**Data block:**
━━━━━━━━━━━━━━━━━━━━━━━━━━━━━━

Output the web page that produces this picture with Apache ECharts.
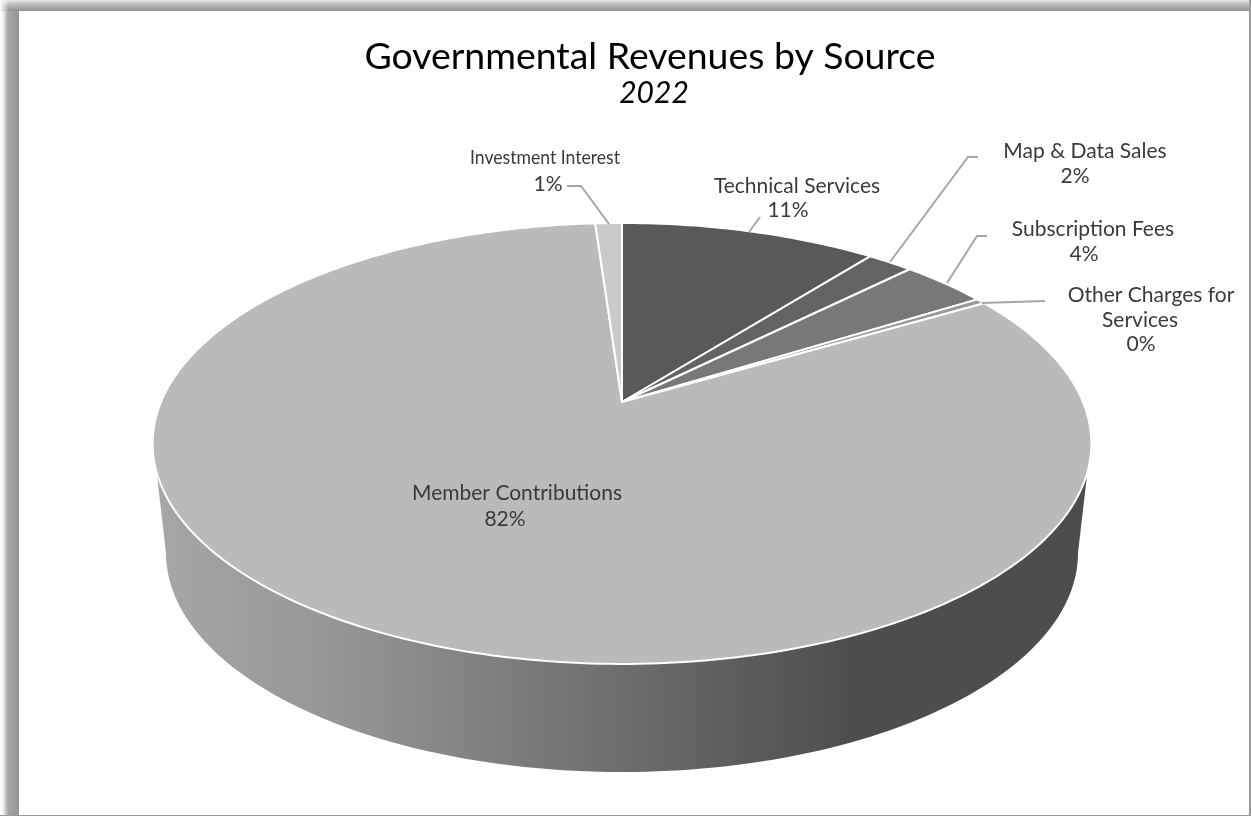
<!DOCTYPE html>
<html><head><meta charset="utf-8">
<style>html,body{margin:0;padding:0;background:#fff}#c{width:1251px;height:816px}</style>
<script src="https://cdn.jsdelivr.net/npm/echarts@6/dist/echarts.min.js"></script>
</head><body><div id="c"></div>
<script>
// Data
const categories = ['Technical Services','Map & Data Sales','Subscription Fees','Other Charges for Services','Member Contributions','Investment Interest'];
const shares = [10.6, 1.9, 3.6, 0.4, 82.4, 1.1];
const titleText = 'Governmental Revenues by Source';
const subtitleText = '2022';

// Styling / layout
const sliceColors = ['#595959','#636363','#787878','#9a9a9a','#bababa','#cacaca'];
const FONT = 'Lato';
const apex = {x:622, y:402}, A = 461, B = 212.7, K = 0.188;
const topEll = {cx:622, cy:443.5, rx:469, ry:220.5};
const lowEll = {cx:622, cy:553, rx:456, ry:219};
const labelPos = [
  {x:[797,788],y:[186,210], line:[[749,232],[760,217]]},
  {x:[1085,1075],y:[151,176], line:[[890,262],[968,157],[978,157]]},
  {x:[1093,1084],y:[229,254], line:[[947,283],[977,236],[987,236]]},
  {x:[1151,1140,1141],y:[295,320,344], lines:['Other Charges for','Services'], line:[[982,303],[1045,301]]},
  {x:[517,505],y:[493,519], line:null},
  {x:[545,548],y:[158,184], squeeze:0.88, line:[[609,224],[581,186],[567,186]]}
];
const total = shares.reduce((a,b)=>a+b,0);
function proj(frac){
  const t = frac*2*Math.PI, w = 1+K*Math.cos(t);
  return [apex.x + A*Math.sin(t)/w, apex.y - B*Math.cos(t)/w];
}
function startOf(i){let s=0;for(let k=0;k<i;k++)s+=shares[k];return s/total;}

function renderWall(params, api){
  const pts=[];
  const a0=6.9*Math.PI/180;
  pts.push([topEll.cx-topEll.rx*Math.cos(a0), topEll.cy+topEll.ry*Math.sin(a0)]);
  for(let d=0;d<=180;d+=1.5){
    const p=d*Math.PI/180;
    pts.push([lowEll.cx-lowEll.rx*Math.cos(p), lowEll.cy+lowEll.ry*Math.sin(p)]);
  }
  pts.push([topEll.cx+topEll.rx*Math.cos(a0), topEll.cy+topEll.ry*Math.sin(a0)]);
  return {type:'polygon',shape:{points:pts},style:{
    fill:new echarts.graphic.LinearGradient(0,0,1,0,[
      {offset:0,color:'#a6a6a6'},{offset:0.2,color:'#959595'},{offset:0.4,color:'#7a7a7a'},
      {offset:0.6,color:'#606060'},{offset:0.75,color:'#4d4d4d'},{offset:1,color:'#4d4d4d'}])}};
}
function renderSlice(params, api){
  const i=params.dataIndex, f0=startOf(i), f1=f0+api.value(0)/total;
  const n=Math.max(2,Math.ceil((f1-f0)*360));
  const pts=[[apex.x,apex.y]];
  for(let k=0;k<=n;k++)pts.push(proj(f0+(f1-f0)*k/n));
  return {type:'polygon',shape:{points:pts},style:{fill:sliceColors[i],stroke:'#fff',lineWidth:2,lineJoin:'round'}};
}
function renderLabel(params, api){
  const i=params.dataIndex, L=labelPos[i], children=[];
  const pct=Math.round(api.value(0)/total*100)+'%';
  const rows=(L.lines||[categories[i]]).concat([pct]);
  rows.forEach((t,r)=>{
    const squeezed=L.squeeze&&r===0;
    children.push({type:'text',
      x:L.x[r],y:L.y[r],scaleX:squeezed?L.squeeze:1,
      style:{text:t,x:0,y:0,align:'center',verticalAlign:'middle',fill:'#3a3a3a',font:(squeezed?'20px ':'21px ')+FONT}});
  });
  if(L.line)children.unshift({type:'polyline',shape:{points:L.line},style:{fill:'none',stroke:'#a6a6a6',lineWidth:2}});
  return {type:'group',children};
}
const rows=shares.map((v,i)=>({value:[v],name:categories[i]}));
const chart=echarts.init(document.getElementById('c'),null,{renderer:'canvas'});
const grad=(x0,y0,x1,y1,st)=>new echarts.graphic.LinearGradient(x0,y0,x1,y1,st);
chart.setOption({
  animation:false,
  backgroundColor:'#fff',
  title:[
    {text:titleText,left:645,top:52,textAlign:'center',textVerticalAlign:'middle',textStyle:{fontFamily:FONT,fontSize:37.4,fontWeight:'normal',color:'#000'}},
    {text:subtitleText,left:649,top:88,textAlign:'center',textVerticalAlign:'middle',textStyle:{fontFamily:FONT,fontSize:30,fontStyle:'italic',fontWeight:'normal',color:'#000'}}
  ],
  graphic:[
    {type:'rect',z:-1,shape:{x:0,y:0,width:19,height:816},style:{fill:grad(0,0,1,0,[{offset:0,color:'#fff'},{offset:0.16,color:'#f4f4f4'},{offset:0.42,color:'#a6a6a6'},{offset:1,color:'#969696'}])}},
    {type:'rect',z:-1,shape:{x:0,y:0,width:1251,height:11},style:{fill:grad(0,0,0,1,[{offset:0,color:'#e8e8e8'},{offset:0.4,color:'#bdbdbd'},{offset:1,color:'#929292'}])}},
    {type:'rect',z:-1,shape:{x:0,y:0,width:9,height:11},style:{fill:grad(0,0,1,0,[{offset:0,color:'rgba(255,255,255,1)'},{offset:1,color:'rgba(255,255,255,0)'}])}},
    {type:'rect',z:-1,shape:{x:1249,y:0,width:2,height:816},style:{fill:'#9a9a9a'}},
    {type:'rect',z:-1,shape:{x:0,y:815,width:1251,height:1},style:{fill:'#9a9a9a'}}
  ],
  series:[
    {type:'custom',coordinateSystem:'none',silent:true,z:1,data:[{value:[shares[4]],name:categories[4]}],renderItem:renderWall},
    {type:'custom',coordinateSystem:'none',silent:true,z:2,data:rows,renderItem:renderSlice},
    {type:'custom',coordinateSystem:'none',silent:true,z:3,data:rows,renderItem:renderLabel}
  ]
});
</script></body></html>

━━━━━━━━━━━━━━━━━━━━━━━━━━━━━━

**The problem:** Exclude the pictures. Write out the remaining data exactly.

**Task output:**
Output the web page that produces this picture with Apache ECharts.
<!DOCTYPE html>
<html><head><meta charset="utf-8">
<style>html,body{margin:0;padding:0;background:#fff}#c{width:1251px;height:816px}</style>
<script src="https://cdn.jsdelivr.net/npm/echarts@6/dist/echarts.min.js"></script>
</head><body><div id="c"></div>
<script>
// Data
const categories = ['Technical Services','Map & Data Sales','Subscription Fees','Other Charges for Services','Member Contributions','Investment Interest'];
const shares = [10.6, 1.9, 3.6, 0.4, 82.4, 1.1];
const titleText = 'Governmental Revenues by Source';
const subtitleText = '2022';

// Styling / layout
const sliceColors = ['#595959','#636363','#787878','#9a9a9a','#bababa','#cacaca'];
const FONT = 'Lato';
const apex = {x:622, y:402}, A = 461, B = 212.7, K = 0.188;
const topEll = {cx:622, cy:443.5, rx:469, ry:220.5};
const lowEll = {cx:622, cy:553, rx:456, ry:219};
const labelPos = [
  {x:[797,788],y:[186,210], line:[[749,232],[760,217]]},
  {x:[1085,1075],y:[151,176], line:[[890,262],[968,157],[978,157]]},
  {x:[1093,1084],y:[229,254], line:[[947,283],[977,236],[987,236]]},
  {x:[1151,1140,1141],y:[295,320,344], lines:['Other Charges for','Services'], line:[[982,303],[1045,301]]},
  {x:[517,505],y:[493,519], line:null},
  {x:[545,548],y:[158,184], squeeze:0.88, line:[[609,224],[581,186],[567,186]]}
];
const total = shares.reduce((a,b)=>a+b,0);
function proj(frac){
  const t = frac*2*Math.PI, w = 1+K*Math.cos(t);
  return [apex.x + A*Math.sin(t)/w, apex.y - B*Math.cos(t)/w];
}
function startOf(i){let s=0;for(let k=0;k<i;k++)s+=shares[k];return s/total;}

function renderWall(params, api){
  const pts=[];
  const a0=6.9*Math.PI/180;
  pts.push([topEll.cx-topEll.rx*Math.cos(a0), topEll.cy+topEll.ry*Math.sin(a0)]);
  for(let d=0;d<=180;d+=1.5){
    const p=d*Math.PI/180;
    pts.push([lowEll.cx-lowEll.rx*Math.cos(p), lowEll.cy+lowEll.ry*Math.sin(p)]);
  }
  pts.push([topEll.cx+topEll.rx*Math.cos(a0), topEll.cy+topEll.ry*Math.sin(a0)]);
  return {type:'polygon',shape:{points:pts},style:{
    fill:new echarts.graphic.LinearGradient(0,0,1,0,[
      {offset:0,color:'#a6a6a6'},{offset:0.2,color:'#959595'},{offset:0.4,color:'#7a7a7a'},
      {offset:0.6,color:'#606060'},{offset:0.75,color:'#4d4d4d'},{offset:1,color:'#4d4d4d'}])}};
}
function renderSlice(params, api){
  const i=params.dataIndex, f0=startOf(i), f1=f0+api.value(0)/total;
  const n=Math.max(2,Math.ceil((f1-f0)*360));
  const pts=[[apex.x,apex.y]];
  for(let k=0;k<=n;k++)pts.push(proj(f0+(f1-f0)*k/n));
  return {type:'polygon',shape:{points:pts},style:{fill:sliceColors[i],stroke:'#fff',lineWidth:2,lineJoin:'round'}};
}
function renderLabel(params, api){
  const i=params.dataIndex, L=labelPos[i], children=[];
  const pct=Math.round(api.value(0)/total*100)+'%';
  const rows=(L.lines||[categories[i]]).concat([pct]);
  rows.forEach((t,r)=>{
    const squeezed=L.squeeze&&r===0;
    children.push({type:'text',
      x:L.x[r],y:L.y[r],scaleX:squeezed?L.squeeze:1,
      style:{text:t,x:0,y:0,align:'center',verticalAlign:'middle',fill:'#3a3a3a',font:(squeezed?'20px ':'21px ')+FONT}});
  });
  if(L.line)children.unshift({type:'polyline',shape:{points:L.line},style:{fill:'none',stroke:'#a6a6a6',lineWidth:2}});
  return {type:'group',children};
}
const rows=shares.map((v,i)=>({value:[v],name:categories[i]}));
const chart=echarts.init(document.getElementById('c'),null,{renderer:'canvas'});
const grad=(x0,y0,x1,y1,st)=>new echarts.graphic.LinearGradient(x0,y0,x1,y1,st);
chart.setOption({
  animation:false,
  backgroundColor:'#fff',
  title:[
    {text:titleText,left:645,top:52,textAlign:'center',textVerticalAlign:'middle',textStyle:{fontFamily:FONT,fontSize:37.4,fontWeight:'normal',color:'#000'}},
    {text:subtitleText,left:649,top:88,textAlign:'center',textVerticalAlign:'middle',textStyle:{fontFamily:FONT,fontSize:30,fontStyle:'italic',fontWeight:'normal',color:'#000'}}
  ],
  graphic:[
    {type:'rect',z:-1,shape:{x:0,y:0,width:19,height:816},style:{fill:grad(0,0,1,0,[{offset:0,color:'#fff'},{offset:0.16,color:'#f4f4f4'},{offset:0.42,color:'#a6a6a6'},{offset:1,color:'#969696'}])}},
    {type:'rect',z:-1,shape:{x:0,y:0,width:1251,height:11},style:{fill:grad(0,0,0,1,[{offset:0,color:'#e8e8e8'},{offset:0.4,color:'#bdbdbd'},{offset:1,color:'#929292'}])}},
    {type:'rect',z:-1,shape:{x:0,y:0,width:9,height:11},style:{fill:grad(0,0,1,0,[{offset:0,color:'rgba(255,255,255,1)'},{offset:1,color:'rgba(255,255,255,0)'}])}},
    {type:'rect',z:-1,shape:{x:1249,y:0,width:2,height:816},style:{fill:'#9a9a9a'}},
    {type:'rect',z:-1,shape:{x:0,y:815,width:1251,height:1},style:{fill:'#9a9a9a'}}
  ],
  series:[
    {type:'custom',coordinateSystem:'none',silent:true,z:1,data:[{value:[shares[4]],name:categories[4]}],renderItem:renderWall},
    {type:'custom',coordinateSystem:'none',silent:true,z:2,data:rows,renderItem:renderSlice},
    {type:'custom',coordinateSystem:'none',silent:true,z:3,data:rows,renderItem:renderLabel}
  ]
});
</script></body></html>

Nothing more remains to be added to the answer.